(INFORMATION PROVIDED):
■ ■ ■ ■
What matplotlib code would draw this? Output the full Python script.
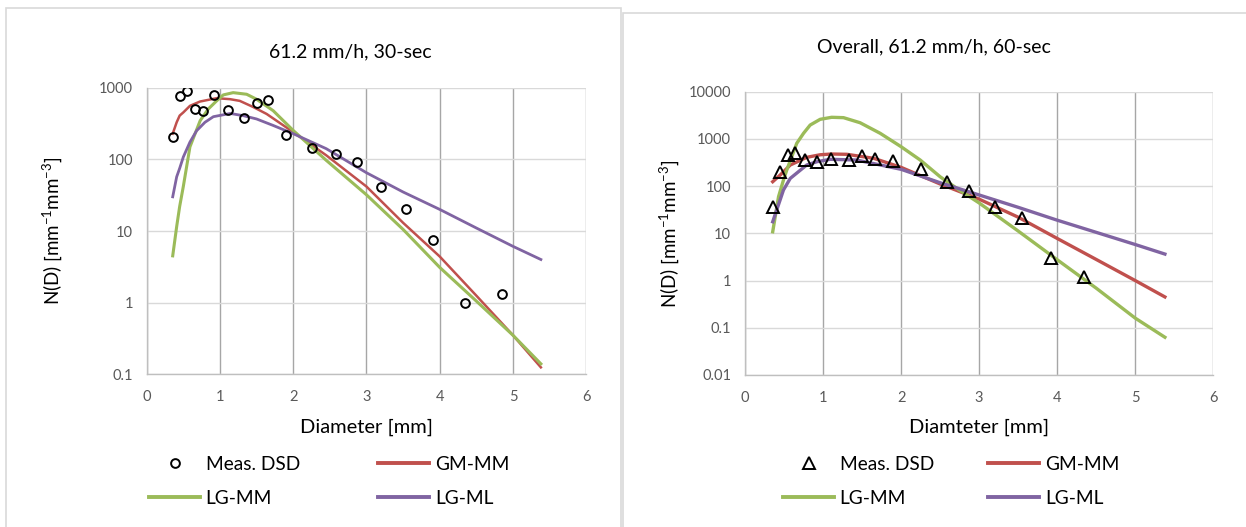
import matplotlib
matplotlib.use("Agg")
import matplotlib.pyplot as plt
from matplotlib.patches import Rectangle

plt.rcParams['font.family'] = ['Lato', 'DejaVu Sans']

# ---- left panel: 61.2 mm/h, 30-sec ----
dMeasL = [0.355, 0.449, 0.545, 0.655, 0.77, 0.915, 1.105, 1.325, 1.50, 1.66,
          1.905, 2.255, 2.583, 2.865, 3.195, 3.543, 3.914, 4.347, 4.85]
nMeasL = [207, 755, 907, 507, 479, 789, 496, 375, 610, 664,
          221, 145, 117, 91, 41.5, 20.6, 7.6, 1.0, 1.3]

dGmL = [0.355, 0.409, 0.45, 0.5, 0.59, 0.727, 0.955, 1.136, 1.27, 1.45, 1.637, 2.0, 2.45,
        3.0, 3.5, 4.0, 4.5, 5.0, 5.38]
nGmL = [228, 329, 408, 452, 558, 641, 714, 692, 655, 540, 430, 240, 114,
        41.7, 13, 4.4, 1.25, 0.35, 0.125]

dLgmmL = [0.355, 0.41, 0.45, 0.5, 0.59, 0.73, 0.84, 0.955, 1.045, 1.18, 1.364, 1.5, 1.727,
          2.0, 2.45, 3.0, 3.5, 4.0, 4.5, 5.0, 5.38]
nLgmmL = [4.5, 11.7, 22, 42, 149, 347, 504, 656, 793, 853, 810, 690, 477,
          253, 97, 32, 10.5, 3.1, 1.05, 0.35, 0.14]

dLgmlL = [0.355, 0.409, 0.45, 0.5, 0.59, 0.68, 0.795, 0.91, 1.14, 1.318, 1.5, 1.727,
          2.0, 2.45, 3.0, 3.5, 4.0, 4.5, 5.0, 5.38]
nLgmlL = [30, 57, 75, 108, 174, 250, 329, 394, 437, 407, 366, 297,
          228, 141, 65, 35, 20, 11, 6.1, 4.0]

# ---- right panel: overall, 60-sec ----
dMeasR = [0.355, 0.449, 0.545, 0.647, 0.775, 0.92, 1.10, 1.33, 1.505, 1.666,
          1.90, 2.26, 2.586, 2.87, 3.20, 3.545, 3.917, 4.344]
nMeasR = [37, 202, 456, 511, 357, 329, 375, 357, 434, 375,
          340, 227, 124, 80, 37, 20.8, 2.95, 1.2]

dGmR = [0.355, 0.451, 0.58, 0.79, 0.963, 1.11, 1.306, 1.65, 2.0, 2.5, 3.0, 3.5, 4.0, 4.5, 5.0, 5.38]
nGmR = [124, 172, 280, 407, 462, 479, 472, 388, 250, 111, 53, 22, 7.8, 2.8, 1.0, 0.45]

dLgmmR = [0.355, 0.43, 0.493, 0.535, 0.663, 0.75, 0.835, 0.963, 1.11, 1.262, 1.475, 1.732,
          2.0, 2.245, 2.5, 2.757, 3.0, 3.5, 4.0, 4.5, 5.0, 5.38]
nLgmmR = [10.8, 60, 135, 219, 807, 1315, 1967, 2600, 2870, 2820, 2200, 1315,
          684, 357, 158, 80, 44, 11.2, 2.76, 0.69, 0.16, 0.063]

dLgmlR = [0.355, 0.45, 0.493, 0.58, 0.79, 0.921, 1.09, 1.43, 2.0, 2.5, 3.0, 3.5, 4.0, 4.5, 5.0, 5.38]
nLgmlR = [17.6, 51, 83, 146, 280, 329, 370, 357, 227, 118, 65, 35.6, 19, 10.5, 5.8, 3.64]

yTicksL = [0.1, 1, 10, 100, 1000]
yTicksR = [0.01, 0.1, 1, 10, 100, 1000, 10000]
xTicks = [0, 1, 2, 3, 4, 5, 6]

RED = '#C0504D'
GREEN = '#9BBB59'
PURPLE = '#8064A2'

W, H = 1246, 527
fig = plt.figure(figsize=(W / 100, H / 100), dpi=100)

def px(x0, y0, x1, y1):
	# pixel box (top-left origin) -> figure fraction rect
	return [x0 / W, (H - y1) / H, (x1 - x0) / W, (y1 - y0) / H]

# chart area borders
fig.add_artist(Rectangle((6 / W, -0.01), (620.7 - 6) / W, (H - 8) / H + 0.01,
                         transform=fig.transFigure, fill=False,
                         edgecolor='#D9D9D9', lw=1.2))
fig.add_artist(Rectangle((622.7 / W, -0.01), 1.0, (H - 12.5) / H + 0.01,
                         transform=fig.transFigure, fill=False,
                         edgecolor='#D9D9D9', lw=1.2))

axL = fig.add_axes(px(146.7, 87.7, 586.3, 374.3))
axR = fig.add_axes(px(745, 91.7, 1213.3, 375))

def styleAx(ax, yTicks, xlab, labx, laby):
	ax.set_yscale('log')
	ax.set_xlim(0, 6)
	ax.set_ylim(yTicks[0], yTicks[-1])
	ax.set_xticks(xTicks)
	ax.set_yticks(yTicks)
	ax.set_yticklabels(['%g' % v for v in yTicks])
	ax.minorticks_off()
	ax.xaxis.grid(True, color='#A6A6A6', lw=1.0)
	ax.yaxis.grid(True, color='#D9D9D9', lw=1.0)
	ax.set_axisbelow(True)
	for s in ['top', 'right']:
		ax.spines[s].set_visible(False)
	for s in ['left', 'bottom']:
		ax.spines[s].set_color('#BFBFBF')
		ax.spines[s].set_linewidth(1.0)
	ax.tick_params(length=0, labelsize=10.5, labelcolor='#595959')
	ax.tick_params(axis='y', pad=10)
	ax.tick_params(axis='x', pad=11.5)
	ax.set_xlabel(xlab, fontsize=14.5, va='center')
	ax.xaxis.set_label_coords(0.5, laby)
	ax.set_ylabel(r'N(D) [mm$^{\mathregular{-1}}$mm$^{\mathregular{-3}}$]', fontsize=13.5, va='center')
	ax.yaxis.set_label_coords(labx, 0.5)

# left
axL.plot(dGmL, nGmL, color=RED, lw=1.8, label='GM-MM', zorder=3)
axL.plot(dLgmmL, nLgmmL, color=GREEN, lw=2.2, label='LG-MM', zorder=3)
axL.plot(dLgmlL, nLgmlL, color=PURPLE, lw=2.0, label='LG-ML', zorder=3)
axL.plot(dMeasL, nMeasL, 'o', ms=6.3, mfc='none', mec='black', mew=1.4,
         label='Meas. DSD', zorder=4)
styleAx(axL, yTicksL, 'Diameter [mm]', -0.213, (374.3 - 427.6) / 286.6)

# right
axR.plot(dGmR, nGmR, color=RED, lw=2.4, label='GM-MM', zorder=3)
axR.plot(dLgmmR, nLgmmR, color=GREEN, lw=2.4, label='LG-MM', zorder=3)
axR.plot(dLgmlR, nLgmlR, color=PURPLE, lw=2.4, label='LG-ML', zorder=3)
axR.plot(dMeasR, nMeasR, '^', ms=9, mfc='none', mec='black', mew=1.4,
         label='Meas. DSD', zorder=4)
styleAx(axR, yTicksR, 'Diamteter [mm]', -0.160, (375 - 427.6) / 283.3)

fig.text(350 / W, 1 - 52 / H, '61.2 mm/h, 30-sec', ha='center', va='center', fontsize=14)
fig.text(934 / W, 1 - 46.4 / H, 'Overall, 61.2 mm/h, 60-sec', ha='center', va='center', fontsize=14)

def addLegend(ax, cx, colsp):
	h, l = ax.get_legend_handles_labels()
	order = [3, 1, 0, 2]
	fs = 13.8
	fspx = fs * 100 / 72.0
	leg = ax.legend([h[i] for i in order], [l[i] for i in order], ncol=2,
	                loc='center', bbox_to_anchor=(cx / W, 1 - 481.5 / H),
	                bbox_transform=fig.transFigure, frameon=False, fontsize=fs,
	                handlelength=51.5 / fspx, handletextpad=5.4 / fspx,
	                columnspacing=colsp / fspx, labelspacing=0.88, borderpad=0)
	for ln in leg.get_lines():
		if ln.get_linestyle() != 'None':
			ln.set_linewidth(2.8)

addLegend(axL, 329, 78)
addLegend(axR, 951, 54)

fig.savefig('out.png', dpi=100)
■ ■ ■ ■
Quote, please, every line of the material above from its start through the line that has "plt.rcParams['font.family'] = ['Lato', 'DejaVu", reproducing the words exactly and dropping any images.

What matplotlib code would draw this? Output the full Python script.
import matplotlib
matplotlib.use("Agg")
import matplotlib.pyplot as plt
from matplotlib.patches import Rectangle

plt.rcParams['font.family'] = ['Lato', 'DejaVu Sans']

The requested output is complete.